Entries with chart source code:

>>

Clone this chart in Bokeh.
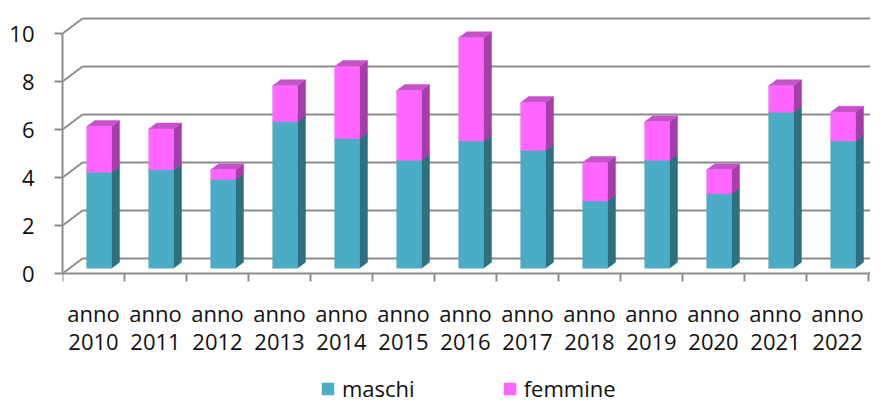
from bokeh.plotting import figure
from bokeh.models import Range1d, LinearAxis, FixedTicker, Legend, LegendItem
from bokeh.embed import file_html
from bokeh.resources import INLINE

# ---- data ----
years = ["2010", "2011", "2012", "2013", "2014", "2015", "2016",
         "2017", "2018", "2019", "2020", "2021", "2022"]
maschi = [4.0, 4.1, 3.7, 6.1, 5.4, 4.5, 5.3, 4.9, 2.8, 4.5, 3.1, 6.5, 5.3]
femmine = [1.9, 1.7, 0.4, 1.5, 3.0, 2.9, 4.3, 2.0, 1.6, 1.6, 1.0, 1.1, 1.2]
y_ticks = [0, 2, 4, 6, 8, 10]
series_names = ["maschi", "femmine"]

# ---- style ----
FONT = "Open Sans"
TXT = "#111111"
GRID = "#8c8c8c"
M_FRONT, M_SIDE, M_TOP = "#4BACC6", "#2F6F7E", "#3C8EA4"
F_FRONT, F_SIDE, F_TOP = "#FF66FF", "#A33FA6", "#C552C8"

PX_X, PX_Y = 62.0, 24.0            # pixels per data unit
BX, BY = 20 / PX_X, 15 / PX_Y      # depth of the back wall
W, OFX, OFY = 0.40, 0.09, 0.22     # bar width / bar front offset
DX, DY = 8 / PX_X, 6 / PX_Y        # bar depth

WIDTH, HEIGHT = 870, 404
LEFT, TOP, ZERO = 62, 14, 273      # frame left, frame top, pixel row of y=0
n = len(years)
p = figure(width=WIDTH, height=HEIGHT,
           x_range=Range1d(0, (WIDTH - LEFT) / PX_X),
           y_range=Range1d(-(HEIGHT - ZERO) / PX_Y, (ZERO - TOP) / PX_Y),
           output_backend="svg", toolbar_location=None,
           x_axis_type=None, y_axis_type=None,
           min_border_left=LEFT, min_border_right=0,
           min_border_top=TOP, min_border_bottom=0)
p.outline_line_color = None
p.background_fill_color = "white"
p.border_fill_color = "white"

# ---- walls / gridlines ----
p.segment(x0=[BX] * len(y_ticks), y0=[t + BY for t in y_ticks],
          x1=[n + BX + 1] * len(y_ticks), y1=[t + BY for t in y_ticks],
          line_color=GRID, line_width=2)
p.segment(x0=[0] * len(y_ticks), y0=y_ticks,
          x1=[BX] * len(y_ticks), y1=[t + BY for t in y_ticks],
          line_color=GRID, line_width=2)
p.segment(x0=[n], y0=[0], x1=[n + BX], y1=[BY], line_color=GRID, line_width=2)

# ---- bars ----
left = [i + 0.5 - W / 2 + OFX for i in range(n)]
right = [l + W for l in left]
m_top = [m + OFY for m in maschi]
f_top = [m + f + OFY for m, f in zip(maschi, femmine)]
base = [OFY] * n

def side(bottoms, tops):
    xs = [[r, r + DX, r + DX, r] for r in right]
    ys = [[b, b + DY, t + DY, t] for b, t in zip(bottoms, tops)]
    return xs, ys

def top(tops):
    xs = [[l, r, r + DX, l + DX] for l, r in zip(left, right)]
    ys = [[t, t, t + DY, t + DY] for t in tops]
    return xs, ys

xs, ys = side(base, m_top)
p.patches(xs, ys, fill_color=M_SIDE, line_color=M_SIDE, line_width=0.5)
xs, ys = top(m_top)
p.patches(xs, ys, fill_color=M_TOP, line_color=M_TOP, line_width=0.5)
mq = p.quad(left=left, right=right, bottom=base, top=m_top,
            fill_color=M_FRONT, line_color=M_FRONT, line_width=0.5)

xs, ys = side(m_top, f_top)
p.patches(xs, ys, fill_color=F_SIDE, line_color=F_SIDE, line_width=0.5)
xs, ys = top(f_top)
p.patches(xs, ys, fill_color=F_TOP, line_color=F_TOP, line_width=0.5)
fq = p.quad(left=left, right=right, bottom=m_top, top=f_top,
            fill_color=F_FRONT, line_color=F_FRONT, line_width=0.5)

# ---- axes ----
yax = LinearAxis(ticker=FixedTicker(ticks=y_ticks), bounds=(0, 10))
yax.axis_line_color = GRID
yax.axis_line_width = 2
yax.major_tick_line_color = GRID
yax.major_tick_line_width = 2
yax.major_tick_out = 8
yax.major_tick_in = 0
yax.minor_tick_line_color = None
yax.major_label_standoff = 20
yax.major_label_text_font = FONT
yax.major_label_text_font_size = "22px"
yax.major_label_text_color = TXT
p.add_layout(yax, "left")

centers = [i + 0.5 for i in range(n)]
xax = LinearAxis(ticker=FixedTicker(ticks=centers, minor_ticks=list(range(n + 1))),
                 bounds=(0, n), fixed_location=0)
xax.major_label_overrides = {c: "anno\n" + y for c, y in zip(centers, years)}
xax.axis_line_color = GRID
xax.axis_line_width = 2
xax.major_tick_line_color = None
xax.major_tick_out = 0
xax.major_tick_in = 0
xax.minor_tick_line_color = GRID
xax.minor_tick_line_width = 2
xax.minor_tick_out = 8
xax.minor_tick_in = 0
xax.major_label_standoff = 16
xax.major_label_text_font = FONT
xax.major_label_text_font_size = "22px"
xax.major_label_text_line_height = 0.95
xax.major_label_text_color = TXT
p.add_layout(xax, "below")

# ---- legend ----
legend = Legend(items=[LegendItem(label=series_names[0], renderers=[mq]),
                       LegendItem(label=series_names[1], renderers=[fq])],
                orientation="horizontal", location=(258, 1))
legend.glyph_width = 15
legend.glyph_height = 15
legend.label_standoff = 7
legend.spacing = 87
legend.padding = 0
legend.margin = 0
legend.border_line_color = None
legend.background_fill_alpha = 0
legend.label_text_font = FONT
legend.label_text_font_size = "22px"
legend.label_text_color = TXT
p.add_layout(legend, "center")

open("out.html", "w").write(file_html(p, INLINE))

<<
>>

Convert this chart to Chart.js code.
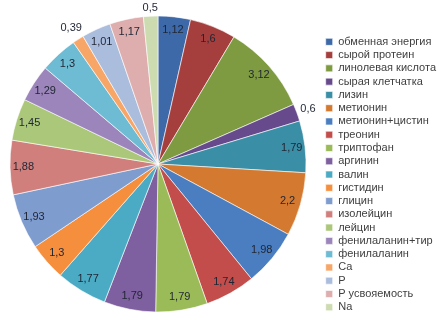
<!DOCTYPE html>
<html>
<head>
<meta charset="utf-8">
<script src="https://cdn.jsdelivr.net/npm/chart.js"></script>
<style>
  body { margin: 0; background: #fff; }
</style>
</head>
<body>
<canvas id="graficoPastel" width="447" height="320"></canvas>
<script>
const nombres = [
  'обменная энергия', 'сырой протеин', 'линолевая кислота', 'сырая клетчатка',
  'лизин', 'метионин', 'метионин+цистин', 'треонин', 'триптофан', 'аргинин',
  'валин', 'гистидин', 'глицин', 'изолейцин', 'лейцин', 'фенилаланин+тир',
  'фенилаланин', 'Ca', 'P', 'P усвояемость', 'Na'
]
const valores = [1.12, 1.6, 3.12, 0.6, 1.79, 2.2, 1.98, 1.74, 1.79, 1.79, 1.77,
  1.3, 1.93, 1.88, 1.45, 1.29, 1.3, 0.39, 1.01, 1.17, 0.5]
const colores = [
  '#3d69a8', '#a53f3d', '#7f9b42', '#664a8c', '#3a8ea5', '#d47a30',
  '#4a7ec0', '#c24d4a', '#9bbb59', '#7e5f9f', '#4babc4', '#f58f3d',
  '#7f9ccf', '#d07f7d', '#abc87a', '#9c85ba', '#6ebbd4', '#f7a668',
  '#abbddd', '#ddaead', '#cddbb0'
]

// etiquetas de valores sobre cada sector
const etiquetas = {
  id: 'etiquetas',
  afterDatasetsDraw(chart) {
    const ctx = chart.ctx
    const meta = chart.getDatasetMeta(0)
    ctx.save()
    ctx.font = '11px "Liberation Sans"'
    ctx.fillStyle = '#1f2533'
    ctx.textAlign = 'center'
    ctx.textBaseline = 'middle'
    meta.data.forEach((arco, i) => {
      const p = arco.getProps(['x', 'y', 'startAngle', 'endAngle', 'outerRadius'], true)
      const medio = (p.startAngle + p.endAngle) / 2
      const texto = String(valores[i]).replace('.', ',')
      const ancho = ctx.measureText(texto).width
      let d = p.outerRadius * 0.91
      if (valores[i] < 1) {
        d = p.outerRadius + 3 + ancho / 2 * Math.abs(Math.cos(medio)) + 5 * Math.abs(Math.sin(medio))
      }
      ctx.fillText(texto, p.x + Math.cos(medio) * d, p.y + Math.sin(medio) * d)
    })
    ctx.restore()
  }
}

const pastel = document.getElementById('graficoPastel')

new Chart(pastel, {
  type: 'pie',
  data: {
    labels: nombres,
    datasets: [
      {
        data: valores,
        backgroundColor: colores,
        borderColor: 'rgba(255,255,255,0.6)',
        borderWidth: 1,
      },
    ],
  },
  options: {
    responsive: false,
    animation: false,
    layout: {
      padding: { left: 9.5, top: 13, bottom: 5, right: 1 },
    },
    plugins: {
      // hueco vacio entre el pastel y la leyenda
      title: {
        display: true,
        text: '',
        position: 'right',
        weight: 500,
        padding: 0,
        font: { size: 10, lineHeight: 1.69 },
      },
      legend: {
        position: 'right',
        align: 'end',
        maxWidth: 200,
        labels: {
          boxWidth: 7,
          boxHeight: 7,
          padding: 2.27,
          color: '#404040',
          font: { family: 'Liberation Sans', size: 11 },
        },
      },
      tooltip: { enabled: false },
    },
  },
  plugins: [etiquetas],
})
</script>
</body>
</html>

<<

## Your instructions
Identify the lines in the entries above that contain "this", then copy them out.

## Response
Clone this chart in Bokeh.
Convert this chart to Chart.js code.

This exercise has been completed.